Slank juga ingin menggugah kesadaran publik dan juga para pembuat kebijakan dan para politisi agar memperhatikan kepolisian. Berdasarkan pengamatan Slank, keputusan polisi untuk tidak memberikan izin beberapa konser Slank disebabkan kekhawatiran terjadi kerusuhan di konser. Kekhawatiran muncul karena jumlah polisi di Indonesia memang sangat kurang. Apabila jumlah personil kepolisian ditambah, maka polisi bisa menjamin hak konstitusional warga negara dalam kebebasan berekspresi, termasuk dalam melakukan konser musik.

Pelarangan konser atau pembatalan izin merupakan pembatasan atas kebebasan berekspresi. Padahal pembatasan berekspresi hanya bisa dilakukan jika dianggap mengganggu keamanan negara, negara dalam situasi darurat, atau dapat memicu pergesekan antarkelompok, dan menyinggung pihak lain.

Andi Mutaqqien, salah satu kuasa hukum Slank mengatakan, “Seharusnya bukan pelarangan yang harus dikedepankan, tapi polisi menambah personel di konser.
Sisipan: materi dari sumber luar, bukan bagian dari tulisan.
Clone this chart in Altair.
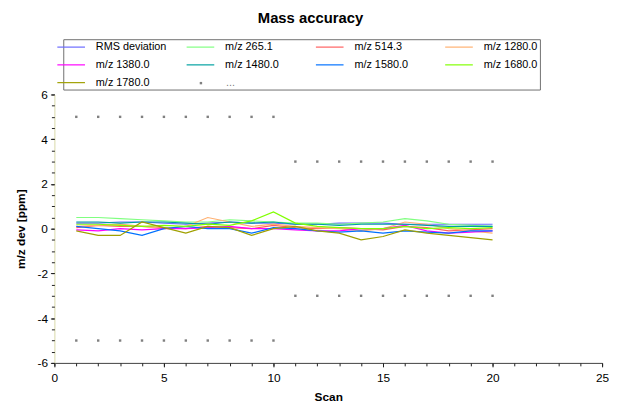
import altair as alt
import pandas as pd

scans = list(range(1, 21))
series_names = ["RMS deviation", "m/z 265.1", "m/z 514.3", "m/z 1280.0",
                "m/z 1380.0", "m/z 1480.0", "m/z 1580.0", "m/z 1680.0", "m/z 1780.0"]
series_colors = ["#6a6aff", "#80ff80", "#ff6060", "#ffb070", "#ff00ff",
                 "#00a0a0", "#0070ff", "#80ff00", "#a0a000"]

rms = [0.25, 0.25, 0.3, 0.3, 0.25, 0.2, 0.25, 0.3, 0.25, 0.25, 0.2, 0.2, 0.25, 0.25, 0.25, 0.2, 0.2, 0.2, 0.2, 0.2]
mz265 = [0.5, 0.5, 0.45, 0.4, 0.35, 0.3, 0.3, 0.4, 0.35, 0.3, 0.25, 0.25, 0.2, 0.25, 0.3, 0.45, 0.35, 0.2, 0.15, 0.1]
mz514 = [0.05, 0.15, 0.1, 0.1, 0.05, 0.0, 0.1, 0.05, 0.0, 0.15, 0.05, 0.0, 0.05, 0.0, -0.05, 0.1, 0.05, -0.1, -0.05, 0.0]
mz1280 = [0.1, 0.15, 0.2, 0.1, 0.0, 0.1, 0.5, 0.3, 0.1, 0.2, 0.1, 0.05, 0.0, -0.1, 0.0, 0.3, 0.2, 0.0, -0.1, -0.2]
mz1380 = [-0.05, -0.1, 0.0, -0.05, 0.0, 0.0, 0.05, 0.1, 0.0, 0.0, -0.05, -0.1, -0.1, 0.0, 0.0, 0.15, -0.1, -0.2, -0.15, -0.1]
mz1480 = [0.3, 0.3, 0.25, 0.3, 0.3, 0.25, 0.2, 0.3, 0.25, 0.3, 0.2, 0.2, 0.15, 0.2, 0.2, 0.2, 0.15, 0.1, 0.1, 0.1]
mz1580 = [0.1, 0.0, -0.1, -0.3, 0.0, 0.1, 0.0, 0.0, -0.2, 0.05, 0.0, -0.1, -0.15, -0.1, -0.2, -0.1, -0.15, -0.2, -0.1, -0.1]
mz1680 = [0.2, 0.2, 0.15, 0.1, 0.15, 0.1, 0.2, 0.15, 0.35, 0.75, 0.25, 0.1, 0.05, 0.0, 0.0, 0.1, 0.0, 0.05, 0.0, 0.05]
mz1780 = [-0.1, -0.3, -0.3, 0.3, 0.05, -0.2, 0.1, 0.05, -0.3, 0.0, 0.1, -0.1, -0.2, -0.5, -0.35, -0.05, -0.2, -0.3, -0.4, -0.5]

all_series = [rms, mz265, mz514, mz1280, mz1380, mz1480, mz1580, mz1680, mz1780]

limit_scans = list(range(1, 21))
limit_upper = [5] * 10 + [3] * 10
limit_lower = [-5] * 10 + [-3] * 10
limit_name = "..."

x_major = [0, 5, 10, 15, 20, 25]
x_minor = list(range(0, 26))
y_major = [-6, -4, -2, 0, 2, 4, 6]
y_minor = [v / 2 for v in range(-12, 13)]

rows = []
for name, vals in zip(series_names, all_series):
    for s, v in zip(scans, vals):
        rows.append({"scan": s, "dev": v, "series": name})
lines_df = pd.DataFrame(rows)

prow = []
for s, u, l in zip(limit_scans, limit_upper, limit_lower):
    prow.append({"scan": s, "dev": u, "lim": limit_name})
    prow.append({"scan": s, "dev": l, "lim": limit_name})
pts_df = pd.DataFrame(prow)

FONT = "Liberation Sans"

xscale = alt.Scale(domain=[0, 25], nice=False)
yscale = alt.Scale(domain=[-6, 6], nice=False)

xaxis = alt.Axis(title="Scan", orient="bottom", values=x_major, labelOverlap=False,
                 labelExpr="'' + datum.value",
                 grid=False, tickSize=4, labelPadding=6, titlePadding=8,
                 labelFontSize=12, titleFontSize=12, titleFontWeight="bold",
                 domainColor="#404040", tickColor="#202020", labelColor="#000000",
                 labelFont=FONT, titleFont=FONT, labelFlush=False)
yaxis = alt.Axis(title="m/z dev [ppm]", orient="left", values=y_major, labelOverlap=False,
                 labelExpr="'' + datum.value",
                 grid=False, tickSize=4, labelPadding=3, titlePadding=10,
                 labelFontSize=12, titleFontSize=12, titleFontWeight="bold",
                 domainColor="#d8d8a8", tickColor="#202020", labelColor="#000000",
                 labelFont=FONT, titleFont=FONT, labelFlush=False)
xaxis_minor = alt.Axis(title=None, orient="bottom", values=x_minor, labels=False,
                       grid=False, domain=False, tickSize=3, tickColor="#202020")
yaxis_minor = alt.Axis(title=None, orient="left", values=y_minor, labels=False,
                       grid=False, domain=False, tickSize=3, tickColor="#202020")

legend = alt.Legend(
    title=None, orient="none", legendX=9, legendY=-56, direction="horizontal",
    columns=4, gridAlign="all", symbolType="M-2.8,0H2.8", symbolSize=100,
    symbolStrokeWidth=1.2, labelOffset=19,
    labelFontSize=11, labelFont=FONT, columnPadding=17, rowPadding=7,
    strokeColor="#707070", fillColor="white", padding=2, labelLimit=200, zindex=1,
)

color = alt.Color("series:N", scale=alt.Scale(domain=series_names, range=series_colors),
                  legend=legend)

lines = alt.Chart(lines_df).mark_line(strokeWidth=1.2).encode(
    x=alt.X("scan:Q", scale=xscale, axis=xaxis),
    y=alt.Y("dev:Q", scale=yscale, axis=yaxis),
    color=color,
)

points = alt.Chart(pts_df).mark_point(size=6, filled=True, color="#808080", opacity=1).encode(
    x=alt.X("scan:Q", scale=xscale, axis=xaxis_minor),
    y=alt.Y("dev:Q", scale=yscale, axis=yaxis_minor),
    shape=alt.Shape("lim:N", scale=alt.Scale(domain=[limit_name], range=["square"]),
                    legend=alt.Legend(title=None, orient="none", legendX=143, legendY=-17,
                                      symbolSize=6, symbolFillColor="#808080",
                                      symbolStrokeColor="#808080",
                                      labelFontSize=11, labelFont=FONT, labelOffset=20,
                                      labelColor="#808080", padding=0, zindex=2)),
)

chart = alt.layer(lines, points).resolve_axis(x="independent", y="independent").properties(
    width=555, height=272,
    title=alt.TitleParams("Mass accuracy", fontSize=15, fontWeight="bold", font=FONT,
                          anchor="middle", offset=13, dx=-18),
    autosize=alt.AutoSizeParams(type="none"),
    padding={"left": 47, "top": 85, "right": 7, "bottom": 38},
    background="white",
).configure_view(strokeWidth=0, stroke="transparent")

chart.save("out.html", embed_options={"renderer": "svg", "actions": False})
Ada beberapa konser Slank tidak diizinkan karena alasannya menganggu keamanan nasional. Masa’ Slank dianggap mengganggu kemanan nasional?” kata Andi. Turut bertindak sebagai kuasa hukum Slank adalah Illian Deta dan Emerson Yuntho dari Indonesia Corruption Watch (ICW) yang sudah kerap kali beraksi bersama Slank dalam sejumlah kegiatan anti korupsi.

Langkah uji materi ditempuh Slank dengan harapan agar hak konstitusional setiap warga negara untuk bebas berekspresi terjamin, dan Polri sebagai pengayom masyarakat menjadi kuat dan profesional. Dengan demikian, Slank bisa terus berkarya dan melanjutkan gerakan sosial yang getol dilakukan band rock ini.